Last night the Australian dollar fell to a new low in its recent decline to $1.02 before rebounding. The fall was encouraging because it was across nearly all of the crosses:
It’s difficult to ascribe this to any one cause given the wild volatility in markets this week but the weakening currency can only have been encouraged by Guy Debelle yesterday. Although his speech was dollar neutral, in the Q&A afterwards there were signs that the RBA jawbone is finally being sent into battle:
THE Reserve Bank will consider taking up arms in the global “currency war” if the Australian dollar rises much further, suggesting it could flood the foreign exchange markets with newly printed money.
Reserve Bank assistant governor Guy Debelle yesterday conceded the Australian dollar was “somewhat on the high side” as a result of quantitative easing – or the creation of money – by other countries, but said the bank could easily act to limit the dollar’s rise.
“There’s no limit on our ability to supply Australian dollars,” he said in a speech at Adelaide University yesterday.
“We have more Australian dollars than anyone else in the world because we print them,” he added, pointing out that Switzerland had successfully capped the value of the Swiss franc against the euro since 2011.
However, it is important to note that this report is wrong in one respect. The comments were not in the speech, which was explicitly dollar neutral. The comments must have come in the Q&A. This suggests that this is not any official deliberation but rather the ruminations of just one guy (if you’ll pardon the pun).
Last week in parliament, Capt’ Glenn made it very clear that markets should not interpret statements by individual board members as RBA policy. He declared emphatically that only he represented the RBA view. What’s more he was bullish on the effect of rate cuts to date as well as the prospects for negotiating the mining investment cliff.
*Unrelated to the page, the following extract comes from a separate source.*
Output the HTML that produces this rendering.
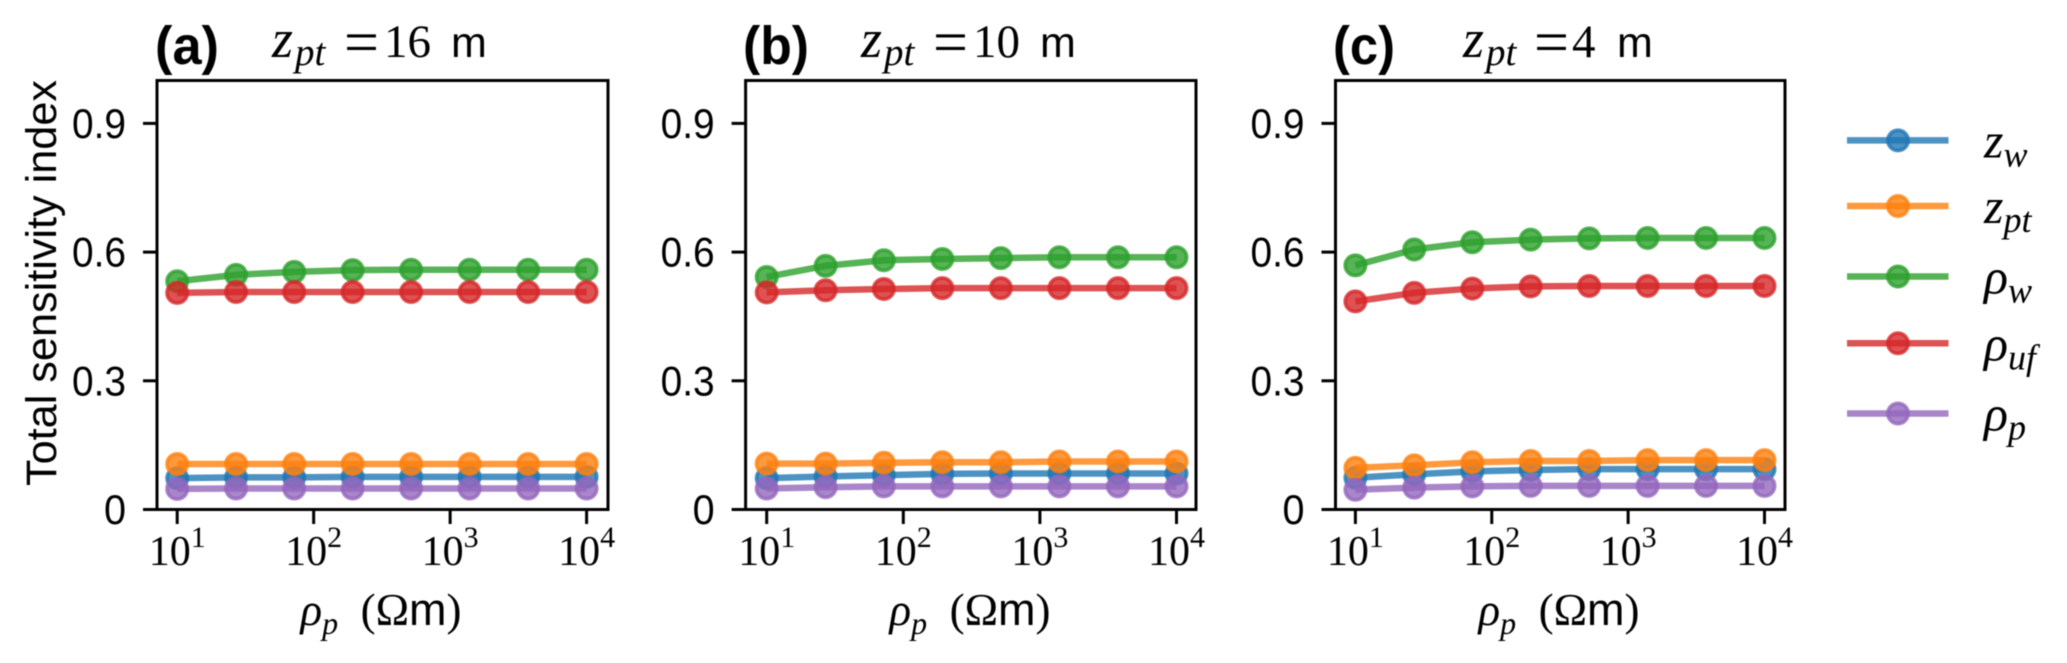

Yet more individual ruminations arose yesterday from another RBA board member, Roger Corbett, that were dollar bullish:
“You don’t adjust fiscal and monetary policy in my view to force the dollar down because if you do that you will do enormous damage…I think you should treat the dollar as a balancing factor and you should take all the other decisions, including interest rates, to be determined by a whole set of factors…The dollar shouldn’t be a driving factor…If I was a manufacturer I’d be putting an argument to reduce rates still further so the dollar came down. However, that will then cause a property boom-and-bust-type syndrome, which would be far more damaging to the economy than where the dollar is. Very clearly, the rate of growth in investment in the resources sector, which has been a major driver, is unlikely to continue at the rate it’s going. I think there might be a little bit more resilience there than people may have expected.
It is tempting to conclude that markets pay more attention to senior RBA staff members than they do outside board members. They probably should. Despite the pot-stirring of certain vested interests, my understanding is that the RBA decision-making is dominated by its staff. The outside members of the board are not irrelevant but are a supporting cast.
What is clear from these varying RBA utterances is that the bank is not engaged in a jawbone offensive. Imagine the effect on markets if all of the above statements, plus recent whispers from Heather Ridout and John Edwards, not to mention the Treasurer (who is happily queering the pitch with a defense of QE today), were all directed at one simple message: that the Australian dollar is not a one-way bet.
The slow moving debate around adding new tools to the RBA armory, such as macroprudential measures, is perhaps understandable from the perspective of institutional caution. But the missed opportunity to simply talk down the dollar in a coordinated fashion is a failure of leadership.